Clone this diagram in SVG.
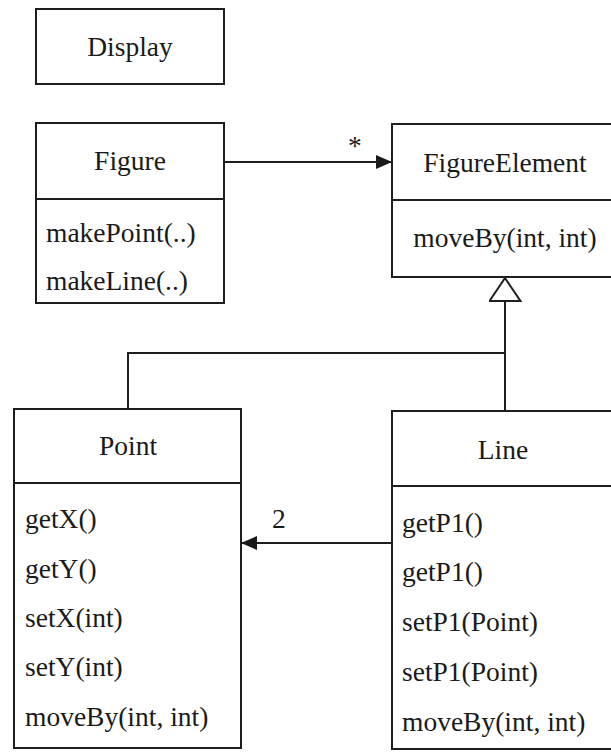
<svg xmlns="http://www.w3.org/2000/svg" width="611" height="753" viewBox="0 0 611 753">
  <style>
    .box { fill: #ffffff; stroke: #1e1e1e; stroke-width: 2; }
    .div { stroke: #1e1e1e; stroke-width: 2; }
    .t { font-family: "Liberation Serif", "Times New Roman", serif; font-size: 27.5px; fill: #1a1a1a; }
    .c { text-anchor: middle; }
    .edge { fill: none; stroke: #1e1e1e; stroke-width: 2; }
  </style>
  <defs>
    <marker id="arrowFilled" markerUnits="userSpaceOnUse" markerWidth="18" markerHeight="16" refX="16" refY="7" orient="auto">
      <path d="M0,0 L16,7 L0,14 z" fill="#1a1a1a"/>
    </marker>
    <marker id="inherit" markerUnits="userSpaceOnUse" markerWidth="28" markerHeight="36" refX="24" refY="16.5" orient="auto">
      <path d="M1,1 L24,16.5 L1,32 z" fill="#ffffff" stroke="#1e1e1e" stroke-width="2"/>
    </marker>
  </defs>

  <rect width="611" height="753" fill="#ffffff"/>

  <!-- connectors -->
  <g id="connectors">
    <!-- Figure -> FigureElement association -->
    <line class="edge" x1="224" y1="162" x2="392" y2="162" marker-end="url(#arrowFilled)"/>
    <text class="t" x="348" y="155">*</text>
    <!-- generalization: Point and Line -> FigureElement -->
    <polyline class="edge" points="128,409 128,353 505,353"/>
    <line class="edge" x1="505" y1="411" x2="505" y2="278" marker-end="url(#inherit)"/>
    <!-- Line -> Point association -->
    <line class="edge" x1="392" y1="543" x2="241" y2="543" marker-end="url(#arrowFilled)"/>
    <text class="t" x="272" y="528">2</text>
  </g>

  <!-- Display -->
  <g id="display">
    <rect class="box" x="36" y="9" width="188" height="75"/>
    <text class="t c" x="130" y="56">Display</text>
  </g>

  <!-- Figure -->
  <g id="figure">
    <rect class="box" x="36" y="123" width="188" height="180"/>
    <line class="div" x1="36" y1="199" x2="224" y2="199"/>
    <text class="t c" x="130" y="170">Figure</text>
    <text class="t" x="46" y="242">makePoint(..)</text>
    <text class="t" x="46" y="290">makeLine(..)</text>
  </g>

  <!-- FigureElement -->
  <g id="figure-element">
    <rect class="box" x="392" y="124" width="230" height="153"/>
    <line class="div" x1="392" y1="200" x2="622" y2="200"/>
    <text class="t c" x="505" y="172">FigureElement</text>
    <text class="t c" x="505" y="247">moveBy(int, int)</text>
  </g>

  <!-- Point -->
  <g id="point">
    <rect class="box" x="14" y="409" width="227" height="339"/>
    <line class="div" x1="14" y1="483" x2="241" y2="483"/>
    <text class="t c" x="128" y="455">Point</text>
    <text class="t" x="25" y="528">getX()</text>
    <text class="t" x="25" y="578">getY()</text>
    <text class="t" x="25" y="627">setX(int)</text>
    <text class="t" x="25" y="676">setY(int)</text>
    <text class="t" x="25" y="726">moveBy(int, int)</text>
  </g>

  <!-- Line -->
  <g id="line">
    <rect class="box" x="392" y="411" width="230" height="338"/>
    <line class="div" x1="392" y1="486" x2="622" y2="486"/>
    <text class="t c" x="503" y="459">Line</text>
    <text class="t" x="402" y="532">getP1()</text>
    <text class="t" x="402" y="581">getP1()</text>
    <text class="t" x="402" y="631">setP1(Point)</text>
    <text class="t" x="402" y="681">setP1(Point)</text>
    <text class="t" x="402" y="731">moveBy(int, int)</text>
  </g>
</svg>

Task goal
Extract all the data above exactly, excluding every picture.

Output of the exercise
Clone this diagram in SVG.
<svg xmlns="http://www.w3.org/2000/svg" width="611" height="753" viewBox="0 0 611 753">
  <style>
    .box { fill: #ffffff; stroke: #1e1e1e; stroke-width: 2; }
    .div { stroke: #1e1e1e; stroke-width: 2; }
    .t { font-family: "Liberation Serif", "Times New Roman", serif; font-size: 27.5px; fill: #1a1a1a; }
    .c { text-anchor: middle; }
    .edge { fill: none; stroke: #1e1e1e; stroke-width: 2; }
  </style>
  <defs>
    <marker id="arrowFilled" markerUnits="userSpaceOnUse" markerWidth="18" markerHeight="16" refX="16" refY="7" orient="auto">
      <path d="M0,0 L16,7 L0,14 z" fill="#1a1a1a"/>
    </marker>
    <marker id="inherit" markerUnits="userSpaceOnUse" markerWidth="28" markerHeight="36" refX="24" refY="16.5" orient="auto">
      <path d="M1,1 L24,16.5 L1,32 z" fill="#ffffff" stroke="#1e1e1e" stroke-width="2"/>
    </marker>
  </defs>

  <rect width="611" height="753" fill="#ffffff"/>

  <!-- connectors -->
  <g id="connectors">
    <!-- Figure -> FigureElement association -->
    <line class="edge" x1="224" y1="162" x2="392" y2="162" marker-end="url(#arrowFilled)"/>
    <text class="t" x="348" y="155">*</text>
    <!-- generalization: Point and Line -> FigureElement -->
    <polyline class="edge" points="128,409 128,353 505,353"/>
    <line class="edge" x1="505" y1="411" x2="505" y2="278" marker-end="url(#inherit)"/>
    <!-- Line -> Point association -->
    <line class="edge" x1="392" y1="543" x2="241" y2="543" marker-end="url(#arrowFilled)"/>
    <text class="t" x="272" y="528">2</text>
  </g>

  <!-- Display -->
  <g id="display">
    <rect class="box" x="36" y="9" width="188" height="75"/>
    <text class="t c" x="130" y="56">Display</text>
  </g>

  <!-- Figure -->
  <g id="figure">
    <rect class="box" x="36" y="123" width="188" height="180"/>
    <line class="div" x1="36" y1="199" x2="224" y2="199"/>
    <text class="t c" x="130" y="170">Figure</text>
    <text class="t" x="46" y="242">makePoint(..)</text>
    <text class="t" x="46" y="290">makeLine(..)</text>
  </g>

  <!-- FigureElement -->
  <g id="figure-element">
    <rect class="box" x="392" y="124" width="230" height="153"/>
    <line class="div" x1="392" y1="200" x2="622" y2="200"/>
    <text class="t c" x="505" y="172">FigureElement</text>
    <text class="t c" x="505" y="247">moveBy(int, int)</text>
  </g>

  <!-- Point -->
  <g id="point">
    <rect class="box" x="14" y="409" width="227" height="339"/>
    <line class="div" x1="14" y1="483" x2="241" y2="483"/>
    <text class="t c" x="128" y="455">Point</text>
    <text class="t" x="25" y="528">getX()</text>
    <text class="t" x="25" y="578">getY()</text>
    <text class="t" x="25" y="627">setX(int)</text>
    <text class="t" x="25" y="676">setY(int)</text>
    <text class="t" x="25" y="726">moveBy(int, int)</text>
  </g>

  <!-- Line -->
  <g id="line">
    <rect class="box" x="392" y="411" width="230" height="338"/>
    <line class="div" x1="392" y1="486" x2="622" y2="486"/>
    <text class="t c" x="503" y="459">Line</text>
    <text class="t" x="402" y="532">getP1()</text>
    <text class="t" x="402" y="581">getP1()</text>
    <text class="t" x="402" y="631">setP1(Point)</text>
    <text class="t" x="402" y="681">setP1(Point)</text>
    <text class="t" x="402" y="731">moveBy(int, int)</text>
  </g>
</svg>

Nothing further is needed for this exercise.